Accessing usage from a run

After Runner.run(...), access usage via result.context_wrapper.usage.

result = await Runner.run(agent, "What's the weather in Tokyo?")
usage = result.context_wrapper.usage

print("Requests:", usage.requests)
print("Input tokens:", usage.input_tokens)
print("Output tokens:", usage.output_tokens)
print("Total tokens:", usage.total_tokens)

Usage is aggregated across all model calls during the run (including tool calls and handoffs).

Accessing usage with sessions

When you use a Session (e.g., SQLiteSession), usage continues to accumulate across turns within the same run. Each call to Runner.run(...) returns the run’s cumulative usage at that point.

session = SQLiteSession("my_conversation")

first = await Runner.run(agent, "Hi!", session=session)
print(first.context_wrapper.usage.total_tokens)

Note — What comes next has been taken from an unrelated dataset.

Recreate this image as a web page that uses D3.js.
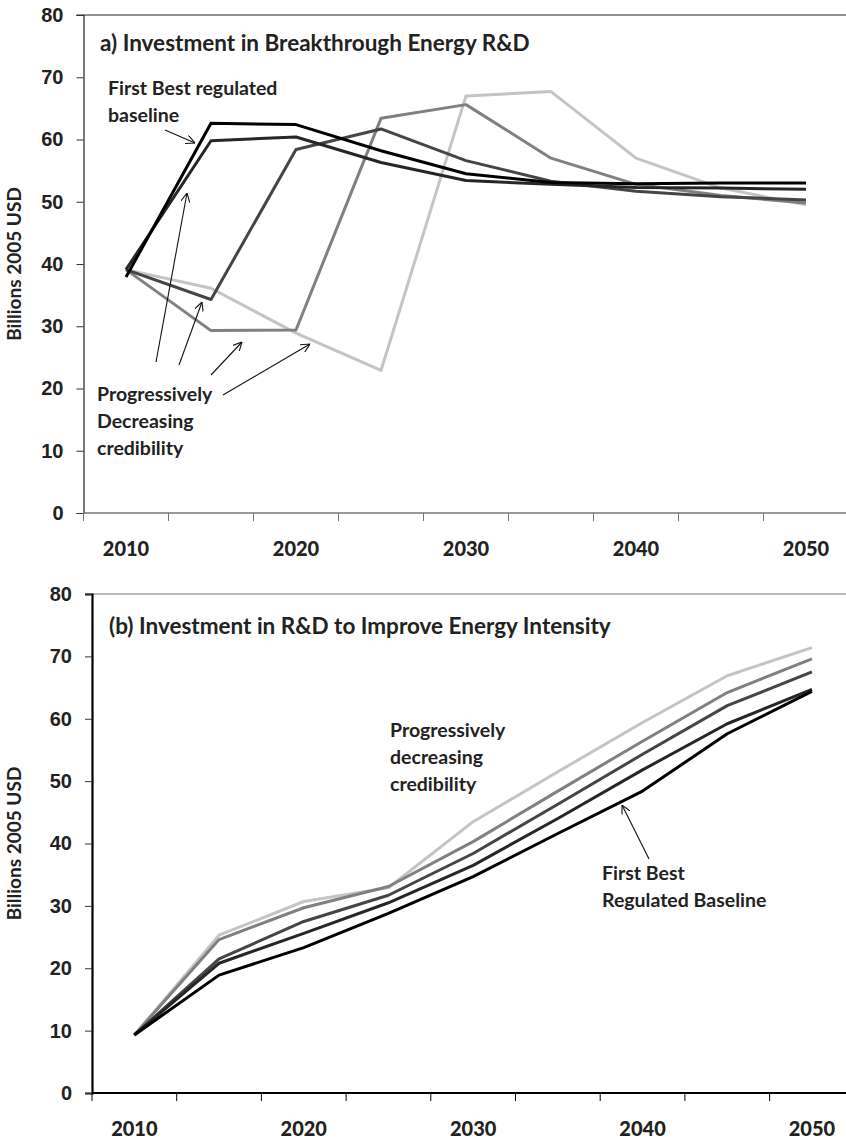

second = await Runner.run(agent, "Can you elaborate?", session=session)
print(second.context_wrapper.usage.total_tokens)  # includes both turns

Using usage in hooks

If you’re using RunHooks, the context object passed to each hook contains usage. This lets you log usage at key lifecycle moments.

class MyHooks(RunHooks):
    async def on_agent_end(self, context: RunContextWrapper, agent: Agent, output: Any) -> None:
        u = context.usage
        print(f"{agent.name}{u.requests} requests, {u.total_tokens} total tokens")